Les scientifiques américains, emmenés par Edward Teller, le docteur Folamour du laboratoire Lawrence Livermore National, creuset de la recherche nucléaire, brûlaient de connaître la force de leur bombe H. Elle leur fera peur. Castle Bravo reste la bombe la plus puissante qu'ils aient jamais osé tester.

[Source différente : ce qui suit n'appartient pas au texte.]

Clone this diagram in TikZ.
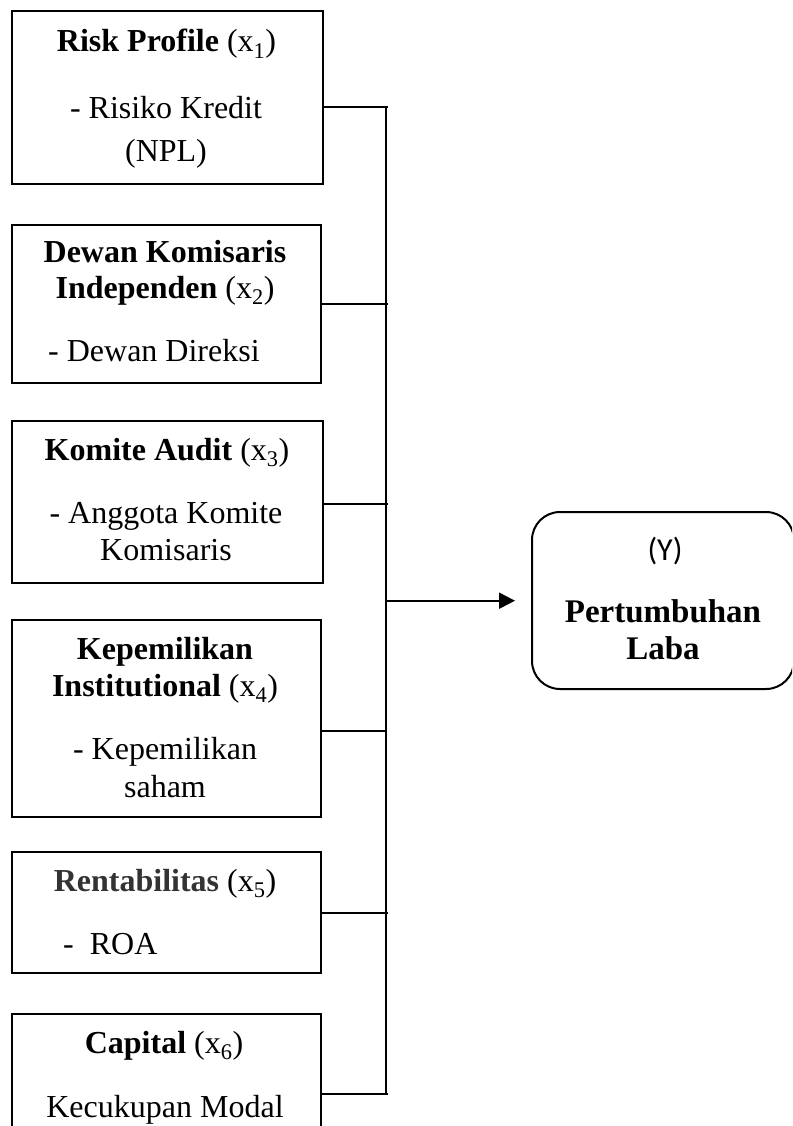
\documentclass[tikz,border=0pt]{standalone}
\usepackage{fontspec}
\setmainfont{Liberation Serif}
\newfontfamily\calibrifont{Carlito}
\usetikzlibrary{arrows.meta}
\definecolor{grayish}{HTML}{333333}
\begin{document}
\begin{tikzpicture}[x=1pt,y=-1pt,
  box/.style={draw=black,line width=2pt,inner sep=0pt,anchor=north west},
  conn/.style={draw=black,line width=2pt},
  t/.style={anchor=base,inner sep=0pt,font=\fontsize{32}{38}\selectfont},
  tl/.style={anchor=base west,inner sep=0pt,font=\fontsize{32}{38}\selectfont}]
\useasboundingbox (0,0) rectangle (792,1126);
\begin{scope}
\clip (0,0) rectangle (792,1126);
% boxes
\node[box,minimum width=311pt,minimum height=173pt] (b1) at (11,10) {};
\node[box,minimum width=309pt,minimum height=158pt] (b2) at (11,224) {};
\node[box,minimum width=311pt,minimum height=162pt] (b3) at (11,420) {};
\node[box,minimum width=309pt,minimum height=197pt] (b4) at (11,619) {};
\node[box,minimum width=309pt,minimum height=121pt] (b5) at (11,851) {};
\node[box,minimum width=309pt,minimum height=140pt] (b6) at (11,1013) {};
\node[box,rounded corners=28pt,minimum width=262pt,minimum height=177pt] (y) at (531,511) {};
\end{scope}
% texts
\node[t] (t11) at (166.5,52) {\textbf{Risk Profile} (x\textsubscript{1})};
\node[t] (t12) at (166,119) {- Risiko Kredit};
\node[t] (t13) at (166,162) {(NPL)};
\node[t] (t21) at (165,262) {\textbf{Dewan Komisaris}};
\node[t] (t22) at (165,298) {\textbf{Independen} (x\textsubscript{2})};
\node[tl] (t23) at (48,361) {- Dewan Direksi};
\node[t] (t31) at (167,460) {\textbf{Komite Audit} (x\textsubscript{3})};
\node[t] (t32) at (166,523) {- Anggota Komite};
\node[t] (t33) at (166,560) {Komisaris};
\node[t] (t41) at (165,659) {\textbf{Kepemilikan}};
\node[t] (t42) at (165,696) {\textbf{Institutional} (x\textsubscript{4})};
\node[t] (t43) at (165,759) {- Kepemilikan};
\node[t] (t44) at (165,797) {saham};
\node[t] (t51) at (165,891) {{\color{grayish}\textbf{Rentabilitas}} (x\textsubscript{5})};
\node[tl] (t52) at (63,954) {-\ \ ROA};
\node[t] (t61) at (164,1053) {\textbf{Capital} (x\textsubscript{6})};
\node[t] (t62) at (165,1117) {Kecukupan Modal};
\node[anchor=base,inner sep=0pt,font=\calibrifont\fontsize{32}{36}\selectfont] (ty1) at (665,560) {(Y)};
\node[t,font=\fontsize{33}{38}\selectfont\bfseries] (ty2) at (663,622) {Pertumbuhan};
\node[t,font=\fontsize{33}{38}\selectfont\bfseries] (ty3) at (663,659) {Laba};
% junctions on the trunk
\coordinate (j1) at (385.7,107);
\coordinate (j2) at (385.7,304);
\coordinate (j3) at (385.7,504);
\coordinate (j4) at (385.7,731);
\coordinate (j5) at (385.7,913);
\coordinate (j6) at (385.7,1094);
\coordinate (ja) at (385.7,600.7);
\coordinate (jt) at (515,600.7);
\draw[conn] (j1) -- (j6);
\draw[conn] (b1.east |- j1) -- ([xshift=2pt]j1);
\draw[conn] (b2.east |- j2) -- ([xshift=2pt]j2);
\draw[conn] (b3.east |- j3) -- ([xshift=2pt]j3);
\draw[conn] ([xshift=-2pt]b4.east |- j4) -- (j4);
\draw[conn] (b5.east |- j5) -- ([xshift=2pt]j5);
\draw[conn] (b6.east |- j6) -- ([xshift=2pt]j6);
\draw[conn,-{Triangle[length=16pt,width=16pt]}] (ja) -- (jt);
\end{tikzpicture}
\end{document}
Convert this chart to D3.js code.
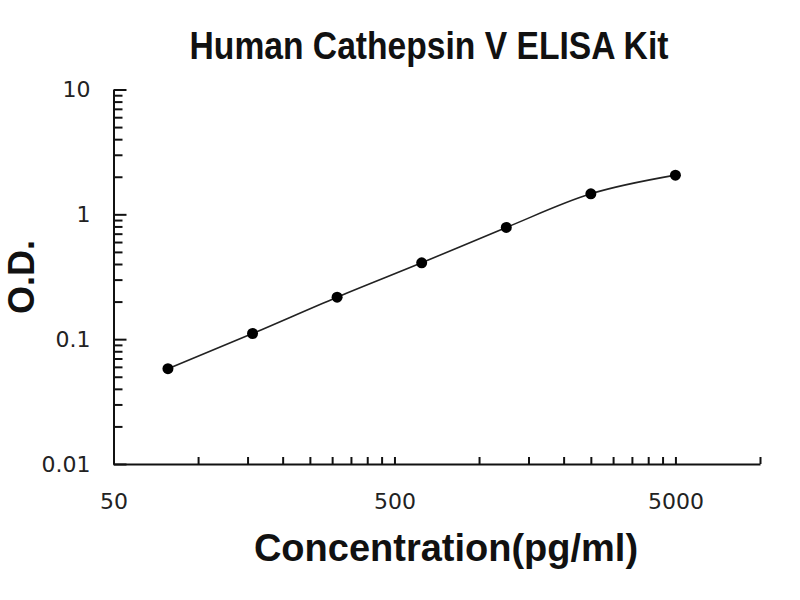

Attaché au Département américain de l'énergie (DOE), Neal Palafox est aujourd'hui chargé de la santé des populations irradiées. Jeune docteur, Hawaïen et père de famille affable, Neal porte un héritage écrasant : "Je ne pense pas que c'était de la malveillance, mais c'était cavalier. Ils savaient que le vent avait tourné. C'est un fait. Mais ils ont déclenché le tir. La question de la confiance se pose : pourquoi faire ça ?" Le docteur Palafox suit la santé de Lijon. Elle le considère presque comme un ennemi personnel. Le médecin l'admet : "Je peux lire sur le visage de Lijon et des autres..." "L'accident" ne constitue qu'un épisode des mystifications, exploitations et négligences criminelles qui, dès le début, ont tissé les relations entre les militaires, les scientifiques, les autorités américaines et un peuple du Pacifique sacrifié pour le "bien de l'humanité".